__Exercise description__:
Without the pictures, extract every line from the start of the material to the line containing "from matplotlib.lines import Line2D", both ends included.

__Source excerpt__:
○ ○ ○ ○

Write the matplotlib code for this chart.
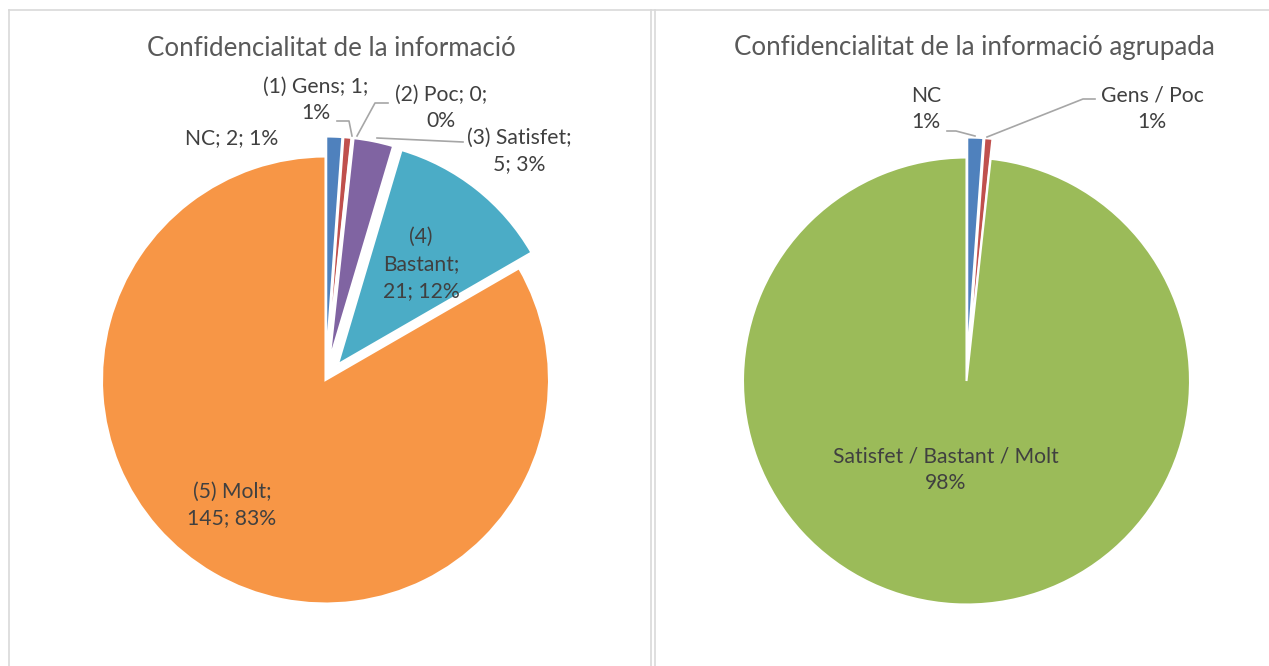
import matplotlib
matplotlib.use("Agg")
import matplotlib.pyplot as plt
from matplotlib.lines import Line2D

# ---- data ----
left_title = "Confidencialitat de la informació"
left_labels = ["NC", "(1) Gens", "(2) Poc", "(3) Satisfet", "(4) Bastant", "(5) Molt"]
left_values = [2, 1, 0, 5, 21, 145]
left_colors = ["#4F81BD", "#C0504D", "#9BBB59", "#8064A2", "#4BACC6", "#F79646"]

right_title = "Confidencialitat de la informació agrupada"
right_labels = ["NC", "Gens / Poc", "Satisfet / Bastant / Molt"]
right_values = [2, 1, 171]
right_colors = ["#4F81BD", "#C0504D", "#9BBB59"]

W, H = 1269, 666
plt.rcParams['font.family'] = ['Lato', 'DejaVu Sans']
TXT = "#404040"

fig = plt.figure(figsize=(W / 100, H / 100), dpi=100)
ax = fig.add_axes([0, 0, 1, 1])


def Y(y):
    return H - y


EXP = 20  # explosion offset in pixels (pie explode is in data units)
left_explode = [EXP, EXP, EXP, EXP, EXP, 0]
right_explode = [EXP, EXP, 0]

wp = dict(edgecolor="white", linewidth=1.5)

ax.pie(left_values, colors=left_colors, explode=left_explode, startangle=90,
       counterclock=False, center=(325.5, Y(380)), radius=223.5, wedgeprops=wp,
       frame=True)
ax.pie(right_values, colors=right_colors, explode=right_explode, startangle=90,
       counterclock=False, center=(966.5, Y(381)), radius=223.5, wedgeprops=wp,
       frame=True)
ax.set_xlim(0, W)
ax.set_ylim(0, H)
ax.set_aspect('equal')
ax.axis('off')

# frames
for (x0, y0, x1, y1) in [(9, 10, W, 10), (9, 10, 9, H), (651, 10, 651, H), (655, 10, 655, H)]:
    ax.add_line(Line2D([x0, x1], [Y(y0), Y(y1)], color="#D9D9D9", lw=1.2))

lt = sum(left_values)
rt = sum(right_values)

fs = 15.2
ls = 1.42
ax.text(331, Y(48), left_title, ha='center', va='center', fontsize=18.6, color="#595959")
ax.text(974, Y(48), right_title, ha='center', va='center', fontsize=18.6, color="#595959")

pct = [round(100 * v / lt) for v in left_values]
b4 = left_labels[4].split(' ')
left_texts = [
    (f"{left_labels[0]}; {left_values[0]}; {pct[0]}%", 232, 138),
    (f"{left_labels[1]}; {left_values[1]};\n{pct[1]}%", 316, 100),
    (f"{left_labels[2]}; {left_values[2]};\n{pct[2]}%", 441, 108),
    (f"{left_labels[3]};\n{left_values[3]}; {pct[3]}%", 519, 151),
    (f"{b4[0]}\n{b4[1]};\n{left_values[4]}; {pct[4]}%", 421, 264),
    (f"{left_labels[5]};\n{left_values[5]}; {pct[5]}%", 232, 505),
]
for s, x, y in left_texts:
    ax.text(x, Y(y), s, ha='center', va='center', fontsize=fs, color=TXT, linespacing=ls)

rpct = [round(100 * v / rt) for v in right_values]
right_texts = [
    (f"{right_labels[0]}\n{rpct[0]}%", 926, 109),
    (f"{right_labels[1]}\n{rpct[1]}%", 1152, 109),
    (f"{right_labels[2]}\n{rpct[2]}%", 946, 470),
]
for s, x, y in right_texts:
    ax.text(x, Y(y), s, ha='center', va='center', fontsize=fs, color=TXT, linespacing=ls)

leaders = [
    [(337, 121), (349, 121), (352, 136)],
    [(388, 103), (375, 103), (357, 136)],
    [(377, 138), (463, 142)],
    [(947, 131), (956, 131), (975, 136)],
    [(987, 137), (1083, 99), (1095, 99)],
]
for pts in leaders:
    ax.add_line(Line2D([p[0] for p in pts], [Y(p[1]) for p in pts], color="#A6A6A6", lw=1.2))

fig.savefig("out.png", dpi=100, facecolor="white")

○ ○ ○ ○

__Complete output__:
Write the matplotlib code for this chart.
import matplotlib
matplotlib.use("Agg")
import matplotlib.pyplot as plt
from matplotlib.lines import Line2D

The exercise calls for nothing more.